**THE REQUEST:** Locate the string "Write" throughout the material and copy every line in which it occurs.

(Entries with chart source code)
· · · · ·
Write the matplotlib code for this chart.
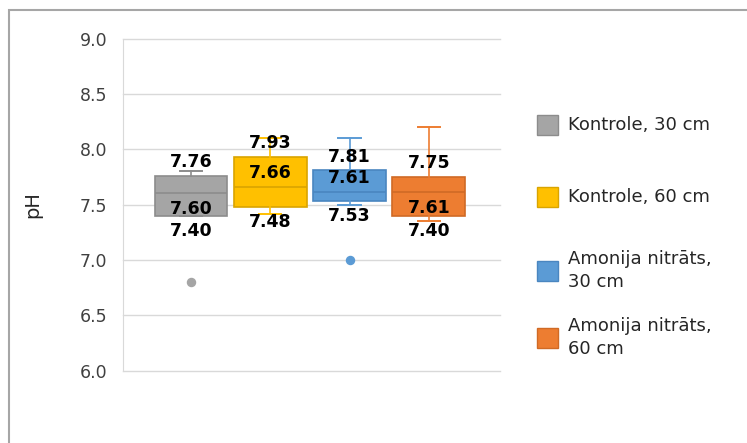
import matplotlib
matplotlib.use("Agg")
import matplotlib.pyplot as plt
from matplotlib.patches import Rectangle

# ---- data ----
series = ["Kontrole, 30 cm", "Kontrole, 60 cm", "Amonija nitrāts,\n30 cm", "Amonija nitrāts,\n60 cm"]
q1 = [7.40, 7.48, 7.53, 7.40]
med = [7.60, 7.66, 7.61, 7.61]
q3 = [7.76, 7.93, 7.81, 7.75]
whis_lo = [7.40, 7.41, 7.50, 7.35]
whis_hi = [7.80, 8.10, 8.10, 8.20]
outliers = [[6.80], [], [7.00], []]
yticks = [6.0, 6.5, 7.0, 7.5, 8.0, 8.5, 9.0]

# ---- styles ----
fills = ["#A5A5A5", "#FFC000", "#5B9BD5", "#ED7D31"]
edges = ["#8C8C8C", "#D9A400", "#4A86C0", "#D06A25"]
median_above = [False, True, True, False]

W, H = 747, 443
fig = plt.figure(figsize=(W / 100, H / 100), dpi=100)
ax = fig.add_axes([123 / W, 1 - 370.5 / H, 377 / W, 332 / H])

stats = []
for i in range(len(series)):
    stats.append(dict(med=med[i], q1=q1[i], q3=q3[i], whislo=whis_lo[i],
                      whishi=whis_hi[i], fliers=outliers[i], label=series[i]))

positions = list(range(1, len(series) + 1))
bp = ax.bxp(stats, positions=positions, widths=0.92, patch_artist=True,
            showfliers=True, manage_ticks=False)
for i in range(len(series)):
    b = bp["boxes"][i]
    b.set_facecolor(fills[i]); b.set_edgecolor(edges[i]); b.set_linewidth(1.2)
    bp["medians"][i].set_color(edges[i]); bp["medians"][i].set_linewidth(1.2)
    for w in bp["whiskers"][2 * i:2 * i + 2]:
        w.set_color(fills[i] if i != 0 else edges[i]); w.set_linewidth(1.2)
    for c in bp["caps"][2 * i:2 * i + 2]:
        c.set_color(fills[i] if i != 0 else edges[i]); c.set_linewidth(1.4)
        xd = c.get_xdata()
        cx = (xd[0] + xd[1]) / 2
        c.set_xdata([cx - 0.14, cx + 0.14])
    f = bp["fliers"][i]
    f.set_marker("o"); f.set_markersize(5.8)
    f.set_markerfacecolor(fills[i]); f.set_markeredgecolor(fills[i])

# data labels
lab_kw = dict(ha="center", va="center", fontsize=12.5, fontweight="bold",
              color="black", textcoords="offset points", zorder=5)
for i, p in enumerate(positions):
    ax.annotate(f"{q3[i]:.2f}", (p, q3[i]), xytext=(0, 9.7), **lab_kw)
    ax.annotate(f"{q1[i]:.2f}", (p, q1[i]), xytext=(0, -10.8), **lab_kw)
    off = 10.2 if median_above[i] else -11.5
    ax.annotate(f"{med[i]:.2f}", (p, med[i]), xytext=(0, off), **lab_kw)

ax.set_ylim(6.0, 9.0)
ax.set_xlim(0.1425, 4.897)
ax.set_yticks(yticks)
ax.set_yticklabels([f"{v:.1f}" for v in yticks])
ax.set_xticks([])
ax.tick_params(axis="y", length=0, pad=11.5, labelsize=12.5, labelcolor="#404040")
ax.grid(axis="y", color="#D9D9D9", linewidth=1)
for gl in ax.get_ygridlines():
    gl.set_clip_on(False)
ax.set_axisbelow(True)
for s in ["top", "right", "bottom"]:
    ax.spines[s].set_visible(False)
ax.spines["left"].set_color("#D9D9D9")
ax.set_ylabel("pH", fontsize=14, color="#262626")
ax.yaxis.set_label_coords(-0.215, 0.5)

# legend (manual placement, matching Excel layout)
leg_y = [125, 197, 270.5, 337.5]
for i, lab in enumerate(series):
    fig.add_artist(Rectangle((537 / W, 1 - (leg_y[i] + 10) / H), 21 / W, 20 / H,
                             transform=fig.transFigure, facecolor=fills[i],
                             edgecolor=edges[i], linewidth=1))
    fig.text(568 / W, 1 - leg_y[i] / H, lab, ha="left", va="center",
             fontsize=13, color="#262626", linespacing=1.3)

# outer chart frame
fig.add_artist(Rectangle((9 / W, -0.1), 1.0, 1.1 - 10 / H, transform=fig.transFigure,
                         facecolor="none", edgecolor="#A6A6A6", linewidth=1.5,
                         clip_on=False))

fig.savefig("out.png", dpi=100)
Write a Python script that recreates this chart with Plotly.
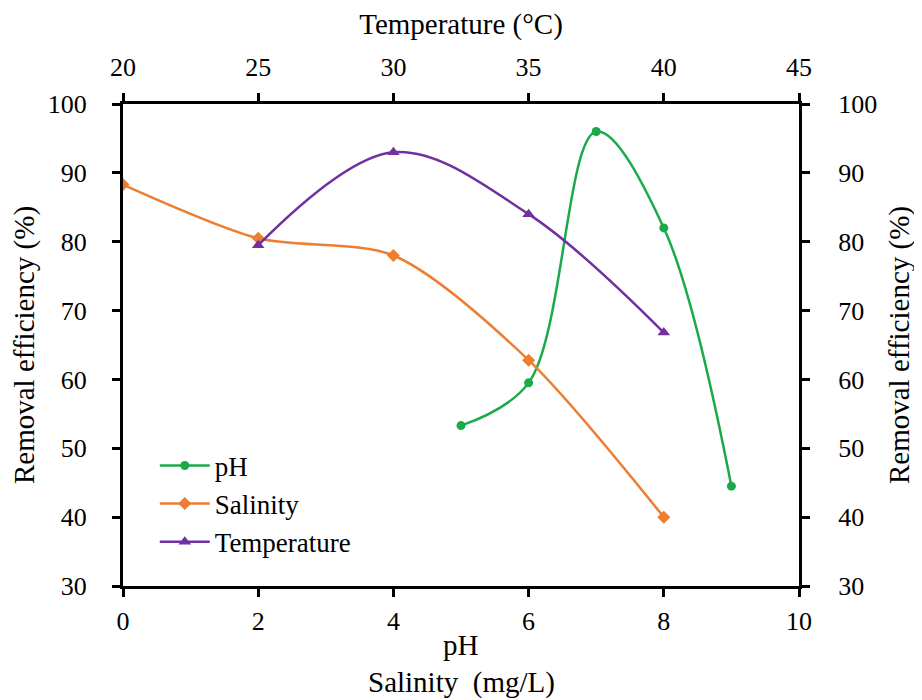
· · · · ·
**ANSWER TO THIS EXERCISE:**
Write the matplotlib code for this chart.
Write a Python script that recreates this chart with Plotly.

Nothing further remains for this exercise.